**STATED EXERCISE**
Give back every line exactly as it appears, pictures excluded.
↓↓↓
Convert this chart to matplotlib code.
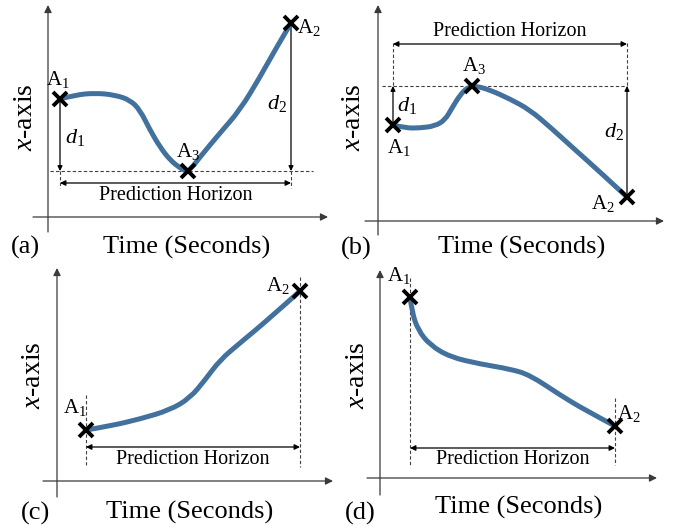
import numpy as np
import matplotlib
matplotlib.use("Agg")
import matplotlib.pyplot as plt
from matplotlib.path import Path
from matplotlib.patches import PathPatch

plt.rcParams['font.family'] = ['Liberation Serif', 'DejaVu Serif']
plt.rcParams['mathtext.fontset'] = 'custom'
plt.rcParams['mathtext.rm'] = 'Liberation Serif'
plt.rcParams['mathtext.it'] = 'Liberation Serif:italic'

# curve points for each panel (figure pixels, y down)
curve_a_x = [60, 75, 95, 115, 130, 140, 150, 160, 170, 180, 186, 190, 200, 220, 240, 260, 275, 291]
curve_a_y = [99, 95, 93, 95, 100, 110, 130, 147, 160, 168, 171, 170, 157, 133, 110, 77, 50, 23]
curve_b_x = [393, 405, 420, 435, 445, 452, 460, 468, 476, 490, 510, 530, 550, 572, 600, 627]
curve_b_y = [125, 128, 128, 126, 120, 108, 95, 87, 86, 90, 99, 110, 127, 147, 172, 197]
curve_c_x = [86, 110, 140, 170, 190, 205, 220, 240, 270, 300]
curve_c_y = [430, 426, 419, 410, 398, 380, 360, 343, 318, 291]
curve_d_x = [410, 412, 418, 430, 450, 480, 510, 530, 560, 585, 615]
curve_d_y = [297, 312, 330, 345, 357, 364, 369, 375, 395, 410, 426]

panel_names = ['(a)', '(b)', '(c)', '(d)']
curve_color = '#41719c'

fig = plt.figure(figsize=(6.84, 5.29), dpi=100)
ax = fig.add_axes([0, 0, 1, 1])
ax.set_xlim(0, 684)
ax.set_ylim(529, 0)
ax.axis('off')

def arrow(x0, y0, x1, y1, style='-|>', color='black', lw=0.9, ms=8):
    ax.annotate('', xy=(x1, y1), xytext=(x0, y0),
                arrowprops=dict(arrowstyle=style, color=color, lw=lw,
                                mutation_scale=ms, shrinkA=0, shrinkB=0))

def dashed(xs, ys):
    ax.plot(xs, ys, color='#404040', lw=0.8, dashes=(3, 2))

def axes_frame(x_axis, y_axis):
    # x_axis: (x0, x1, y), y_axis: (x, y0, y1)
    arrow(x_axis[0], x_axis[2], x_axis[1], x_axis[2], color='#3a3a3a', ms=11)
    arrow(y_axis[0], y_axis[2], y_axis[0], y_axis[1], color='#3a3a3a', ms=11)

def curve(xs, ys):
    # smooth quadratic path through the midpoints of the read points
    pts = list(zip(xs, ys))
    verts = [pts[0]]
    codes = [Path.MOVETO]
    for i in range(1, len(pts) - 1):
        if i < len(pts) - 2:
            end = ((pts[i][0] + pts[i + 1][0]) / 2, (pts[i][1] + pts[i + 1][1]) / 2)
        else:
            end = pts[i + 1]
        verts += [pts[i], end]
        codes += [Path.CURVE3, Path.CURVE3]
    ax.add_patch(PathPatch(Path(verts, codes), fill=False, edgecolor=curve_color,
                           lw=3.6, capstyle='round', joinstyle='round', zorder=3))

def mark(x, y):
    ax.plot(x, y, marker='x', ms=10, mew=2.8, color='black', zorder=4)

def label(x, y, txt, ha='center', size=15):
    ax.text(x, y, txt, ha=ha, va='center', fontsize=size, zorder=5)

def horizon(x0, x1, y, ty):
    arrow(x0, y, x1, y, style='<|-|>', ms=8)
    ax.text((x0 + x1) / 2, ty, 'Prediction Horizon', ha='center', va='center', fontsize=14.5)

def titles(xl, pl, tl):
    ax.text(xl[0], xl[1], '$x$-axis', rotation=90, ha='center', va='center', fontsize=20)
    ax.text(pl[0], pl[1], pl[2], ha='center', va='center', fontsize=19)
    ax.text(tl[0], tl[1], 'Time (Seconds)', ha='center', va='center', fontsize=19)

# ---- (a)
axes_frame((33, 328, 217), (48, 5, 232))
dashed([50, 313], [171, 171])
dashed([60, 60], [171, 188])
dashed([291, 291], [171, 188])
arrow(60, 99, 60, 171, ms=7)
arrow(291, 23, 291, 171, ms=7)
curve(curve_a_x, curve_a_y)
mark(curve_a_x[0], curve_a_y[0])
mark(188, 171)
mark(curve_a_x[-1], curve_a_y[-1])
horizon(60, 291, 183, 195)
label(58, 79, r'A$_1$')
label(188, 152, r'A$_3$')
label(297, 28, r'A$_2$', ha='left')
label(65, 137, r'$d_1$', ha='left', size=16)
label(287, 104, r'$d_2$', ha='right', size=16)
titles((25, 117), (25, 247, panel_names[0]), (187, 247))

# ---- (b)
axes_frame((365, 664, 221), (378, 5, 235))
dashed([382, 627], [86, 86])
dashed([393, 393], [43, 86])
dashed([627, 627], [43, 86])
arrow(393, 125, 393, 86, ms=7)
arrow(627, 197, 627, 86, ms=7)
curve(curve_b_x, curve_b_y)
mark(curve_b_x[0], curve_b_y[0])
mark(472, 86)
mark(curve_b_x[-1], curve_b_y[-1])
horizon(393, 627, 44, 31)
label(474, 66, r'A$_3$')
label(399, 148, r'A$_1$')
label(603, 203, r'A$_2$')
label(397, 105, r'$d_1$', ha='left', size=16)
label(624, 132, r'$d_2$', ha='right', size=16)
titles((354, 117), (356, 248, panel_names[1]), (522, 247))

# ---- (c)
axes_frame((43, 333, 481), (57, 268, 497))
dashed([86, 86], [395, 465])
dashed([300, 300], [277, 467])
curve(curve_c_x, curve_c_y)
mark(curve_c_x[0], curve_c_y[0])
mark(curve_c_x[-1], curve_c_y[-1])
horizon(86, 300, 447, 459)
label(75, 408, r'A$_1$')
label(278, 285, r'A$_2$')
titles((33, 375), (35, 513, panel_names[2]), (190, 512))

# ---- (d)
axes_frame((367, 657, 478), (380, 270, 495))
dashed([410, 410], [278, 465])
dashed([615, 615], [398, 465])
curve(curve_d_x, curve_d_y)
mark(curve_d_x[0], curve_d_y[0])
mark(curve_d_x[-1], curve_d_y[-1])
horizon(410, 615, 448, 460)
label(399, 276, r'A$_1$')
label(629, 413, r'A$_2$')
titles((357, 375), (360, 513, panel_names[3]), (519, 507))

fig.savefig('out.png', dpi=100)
↑↑↑
**TASK RESPONSE**
Convert this chart to matplotlib code.
import numpy as np
import matplotlib
matplotlib.use("Agg")
import matplotlib.pyplot as plt
from matplotlib.path import Path
from matplotlib.patches import PathPatch

plt.rcParams['font.family'] = ['Liberation Serif', 'DejaVu Serif']
plt.rcParams['mathtext.fontset'] = 'custom'
plt.rcParams['mathtext.rm'] = 'Liberation Serif'
plt.rcParams['mathtext.it'] = 'Liberation Serif:italic'

# curve points for each panel (figure pixels, y down)
curve_a_x = [60, 75, 95, 115, 130, 140, 150, 160, 170, 180, 186, 190, 200, 220, 240, 260, 275, 291]
curve_a_y = [99, 95, 93, 95, 100, 110, 130, 147, 160, 168, 171, 170, 157, 133, 110, 77, 50, 23]
curve_b_x = [393, 405, 420, 435, 445, 452, 460, 468, 476, 490, 510, 530, 550, 572, 600, 627]
curve_b_y = [125, 128, 128, 126, 120, 108, 95, 87, 86, 90, 99, 110, 127, 147, 172, 197]
curve_c_x = [86, 110, 140, 170, 190, 205, 220, 240, 270, 300]
curve_c_y = [430, 426, 419, 410, 398, 380, 360, 343, 318, 291]
curve_d_x = [410, 412, 418, 430, 450, 480, 510, 530, 560, 585, 615]
curve_d_y = [297, 312, 330, 345, 357, 364, 369, 375, 395, 410, 426]

panel_names = ['(a)', '(b)', '(c)', '(d)']
curve_color = '#41719c'

fig = plt.figure(figsize=(6.84, 5.29), dpi=100)
ax = fig.add_axes([0, 0, 1, 1])
ax.set_xlim(0, 684)
ax.set_ylim(529, 0)
ax.axis('off')

def arrow(x0, y0, x1, y1, style='-|>', color='black', lw=0.9, ms=8):
    ax.annotate('', xy=(x1, y1), xytext=(x0, y0),
                arrowprops=dict(arrowstyle=style, color=color, lw=lw,
                                mutation_scale=ms, shrinkA=0, shrinkB=0))

def dashed(xs, ys):
    ax.plot(xs, ys, color='#404040', lw=0.8, dashes=(3, 2))

def axes_frame(x_axis, y_axis):
    # x_axis: (x0, x1, y), y_axis: (x, y0, y1)
    arrow(x_axis[0], x_axis[2], x_axis[1], x_axis[2], color='#3a3a3a', ms=11)
    arrow(y_axis[0], y_axis[2], y_axis[0], y_axis[1], color='#3a3a3a', ms=11)

def curve(xs, ys):
    # smooth quadratic path through the midpoints of the read points
    pts = list(zip(xs, ys))
    verts = [pts[0]]
    codes = [Path.MOVETO]
    for i in range(1, len(pts) - 1):
        if i < len(pts) - 2:
            end = ((pts[i][0] + pts[i + 1][0]) / 2, (pts[i][1] + pts[i + 1][1]) / 2)
        else:
            end = pts[i + 1]
        verts += [pts[i], end]
        codes += [Path.CURVE3, Path.CURVE3]
    ax.add_patch(PathPatch(Path(verts, codes), fill=False, edgecolor=curve_color,
                           lw=3.6, capstyle='round', joinstyle='round', zorder=3))

def mark(x, y):
    ax.plot(x, y, marker='x', ms=10, mew=2.8, color='black', zorder=4)

def label(x, y, txt, ha='center', size=15):
    ax.text(x, y, txt, ha=ha, va='center', fontsize=size, zorder=5)

def horizon(x0, x1, y, ty):
    arrow(x0, y, x1, y, style='<|-|>', ms=8)
    ax.text((x0 + x1) / 2, ty, 'Prediction Horizon', ha='center', va='center', fontsize=14.5)

def titles(xl, pl, tl):
    ax.text(xl[0], xl[1], '$x$-axis', rotation=90, ha='center', va='center', fontsize=20)
    ax.text(pl[0], pl[1], pl[2], ha='center', va='center', fontsize=19)
    ax.text(tl[0], tl[1], 'Time (Seconds)', ha='center', va='center', fontsize=19)

# ---- (a)
axes_frame((33, 328, 217), (48, 5, 232))
dashed([50, 313], [171, 171])
dashed([60, 60], [171, 188])
dashed([291, 291], [171, 188])
arrow(60, 99, 60, 171, ms=7)
arrow(291, 23, 291, 171, ms=7)
curve(curve_a_x, curve_a_y)
mark(curve_a_x[0], curve_a_y[0])
mark(188, 171)
mark(curve_a_x[-1], curve_a_y[-1])
horizon(60, 291, 183, 195)
label(58, 79, r'A$_1$')
label(188, 152, r'A$_3$')
label(297, 28, r'A$_2$', ha='left')
label(65, 137, r'$d_1$', ha='left', size=16)
label(287, 104, r'$d_2$', ha='right', size=16)
titles((25, 117), (25, 247, panel_names[0]), (187, 247))

# ---- (b)
axes_frame((365, 664, 221), (378, 5, 235))
dashed([382, 627], [86, 86])
dashed([393, 393], [43, 86])
dashed([627, 627], [43, 86])
arrow(393, 125, 393, 86, ms=7)
arrow(627, 197, 627, 86, ms=7)
curve(curve_b_x, curve_b_y)
mark(curve_b_x[0], curve_b_y[0])
mark(472, 86)
mark(curve_b_x[-1], curve_b_y[-1])
horizon(393, 627, 44, 31)
label(474, 66, r'A$_3$')
label(399, 148, r'A$_1$')
label(603, 203, r'A$_2$')
label(397, 105, r'$d_1$', ha='left', size=16)
label(624, 132, r'$d_2$', ha='right', size=16)
titles((354, 117), (356, 248, panel_names[1]), (522, 247))

# ---- (c)
axes_frame((43, 333, 481), (57, 268, 497))
dashed([86, 86], [395, 465])
dashed([300, 300], [277, 467])
curve(curve_c_x, curve_c_y)
mark(curve_c_x[0], curve_c_y[0])
mark(curve_c_x[-1], curve_c_y[-1])
horizon(86, 300, 447, 459)
label(75, 408, r'A$_1$')
label(278, 285, r'A$_2$')
titles((33, 375), (35, 513, panel_names[2]), (190, 512))

# ---- (d)
axes_frame((367, 657, 478), (380, 270, 495))
dashed([410, 410], [278, 465])
dashed([615, 615], [398, 465])
curve(curve_d_x, curve_d_y)
mark(curve_d_x[0], curve_d_y[0])
mark(curve_d_x[-1], curve_d_y[-1])
horizon(410, 615, 448, 460)
label(399, 276, r'A$_1$')
label(629, 413, r'A$_2$')
titles((357, 375), (360, 513, panel_names[3]), (519, 507))

fig.savefig('out.png', dpi=100)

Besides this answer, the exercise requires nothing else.